§ **SOURCE DATA**:
◇ ◇ ◇ ◇ ◇

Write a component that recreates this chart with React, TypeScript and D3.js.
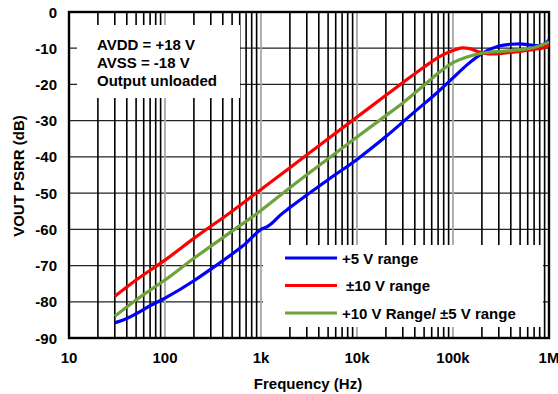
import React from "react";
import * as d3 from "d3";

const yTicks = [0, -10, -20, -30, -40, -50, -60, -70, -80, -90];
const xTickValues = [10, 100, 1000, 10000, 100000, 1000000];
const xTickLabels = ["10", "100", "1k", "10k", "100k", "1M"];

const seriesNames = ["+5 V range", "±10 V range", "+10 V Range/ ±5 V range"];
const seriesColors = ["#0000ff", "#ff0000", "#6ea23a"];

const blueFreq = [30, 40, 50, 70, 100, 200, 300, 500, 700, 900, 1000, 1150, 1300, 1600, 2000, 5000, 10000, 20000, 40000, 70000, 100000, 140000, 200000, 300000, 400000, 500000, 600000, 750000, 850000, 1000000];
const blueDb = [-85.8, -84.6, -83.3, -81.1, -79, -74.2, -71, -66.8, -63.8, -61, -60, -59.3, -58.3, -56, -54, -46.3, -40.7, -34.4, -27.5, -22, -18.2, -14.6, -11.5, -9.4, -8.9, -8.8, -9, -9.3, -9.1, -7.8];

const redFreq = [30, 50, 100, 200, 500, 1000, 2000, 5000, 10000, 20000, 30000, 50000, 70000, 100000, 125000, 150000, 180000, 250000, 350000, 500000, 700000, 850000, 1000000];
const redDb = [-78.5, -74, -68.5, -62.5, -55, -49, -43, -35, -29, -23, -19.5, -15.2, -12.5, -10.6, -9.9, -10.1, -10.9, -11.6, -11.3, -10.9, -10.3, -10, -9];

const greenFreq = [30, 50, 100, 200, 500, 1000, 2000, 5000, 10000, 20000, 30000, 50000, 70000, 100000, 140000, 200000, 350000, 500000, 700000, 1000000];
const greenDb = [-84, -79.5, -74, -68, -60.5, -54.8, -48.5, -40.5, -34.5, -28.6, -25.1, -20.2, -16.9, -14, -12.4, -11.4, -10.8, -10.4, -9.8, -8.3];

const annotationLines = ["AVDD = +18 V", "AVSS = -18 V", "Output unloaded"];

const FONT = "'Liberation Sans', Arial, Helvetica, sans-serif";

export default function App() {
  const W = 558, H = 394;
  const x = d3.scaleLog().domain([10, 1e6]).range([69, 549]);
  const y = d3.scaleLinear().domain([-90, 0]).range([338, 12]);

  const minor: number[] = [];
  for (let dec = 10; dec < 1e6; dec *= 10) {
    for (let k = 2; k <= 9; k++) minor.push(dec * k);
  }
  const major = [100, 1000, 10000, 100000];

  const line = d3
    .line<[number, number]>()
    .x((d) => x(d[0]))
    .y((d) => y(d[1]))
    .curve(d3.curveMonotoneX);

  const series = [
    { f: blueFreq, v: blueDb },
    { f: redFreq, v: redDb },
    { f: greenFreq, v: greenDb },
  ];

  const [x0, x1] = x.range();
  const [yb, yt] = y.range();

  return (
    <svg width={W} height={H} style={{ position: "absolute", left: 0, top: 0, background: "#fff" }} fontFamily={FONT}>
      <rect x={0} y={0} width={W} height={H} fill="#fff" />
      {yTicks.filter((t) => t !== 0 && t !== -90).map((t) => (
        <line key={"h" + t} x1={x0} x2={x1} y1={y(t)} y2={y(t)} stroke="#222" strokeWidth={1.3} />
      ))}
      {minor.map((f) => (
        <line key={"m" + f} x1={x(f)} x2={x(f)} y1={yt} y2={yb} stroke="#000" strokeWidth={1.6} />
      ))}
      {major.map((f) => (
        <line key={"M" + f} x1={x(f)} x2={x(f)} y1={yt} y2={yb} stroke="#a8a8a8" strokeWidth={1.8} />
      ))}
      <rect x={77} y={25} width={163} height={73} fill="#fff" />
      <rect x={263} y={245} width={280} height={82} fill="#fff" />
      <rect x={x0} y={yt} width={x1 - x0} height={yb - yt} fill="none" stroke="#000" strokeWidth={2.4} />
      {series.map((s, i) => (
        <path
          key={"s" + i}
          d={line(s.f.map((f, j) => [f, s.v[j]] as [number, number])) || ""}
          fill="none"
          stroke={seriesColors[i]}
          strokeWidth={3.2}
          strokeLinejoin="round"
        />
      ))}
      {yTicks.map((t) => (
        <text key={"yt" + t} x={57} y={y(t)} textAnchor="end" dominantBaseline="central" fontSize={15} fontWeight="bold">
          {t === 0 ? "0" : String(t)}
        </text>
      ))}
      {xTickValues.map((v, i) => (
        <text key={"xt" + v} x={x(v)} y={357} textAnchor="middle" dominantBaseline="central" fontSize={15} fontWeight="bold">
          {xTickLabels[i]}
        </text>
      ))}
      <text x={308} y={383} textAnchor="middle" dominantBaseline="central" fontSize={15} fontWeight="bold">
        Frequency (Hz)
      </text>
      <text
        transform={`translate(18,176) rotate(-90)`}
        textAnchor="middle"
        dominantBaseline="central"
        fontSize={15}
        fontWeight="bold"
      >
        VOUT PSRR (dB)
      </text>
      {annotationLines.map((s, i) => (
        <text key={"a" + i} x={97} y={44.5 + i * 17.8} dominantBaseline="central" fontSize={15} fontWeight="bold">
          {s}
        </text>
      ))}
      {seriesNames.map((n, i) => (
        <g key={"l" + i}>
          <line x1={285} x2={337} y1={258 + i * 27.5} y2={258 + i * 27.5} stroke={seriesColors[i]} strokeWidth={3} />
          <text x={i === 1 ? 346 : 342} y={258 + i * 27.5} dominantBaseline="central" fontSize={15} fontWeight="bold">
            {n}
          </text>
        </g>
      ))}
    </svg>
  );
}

◇ ◇ ◇ ◇ ◇

§ **GIVEN REQUEST**:
State the number of lines holding the word "React" in the listing. Add nothing else.

§ **ANSWER TO THE PROBLEM**:
2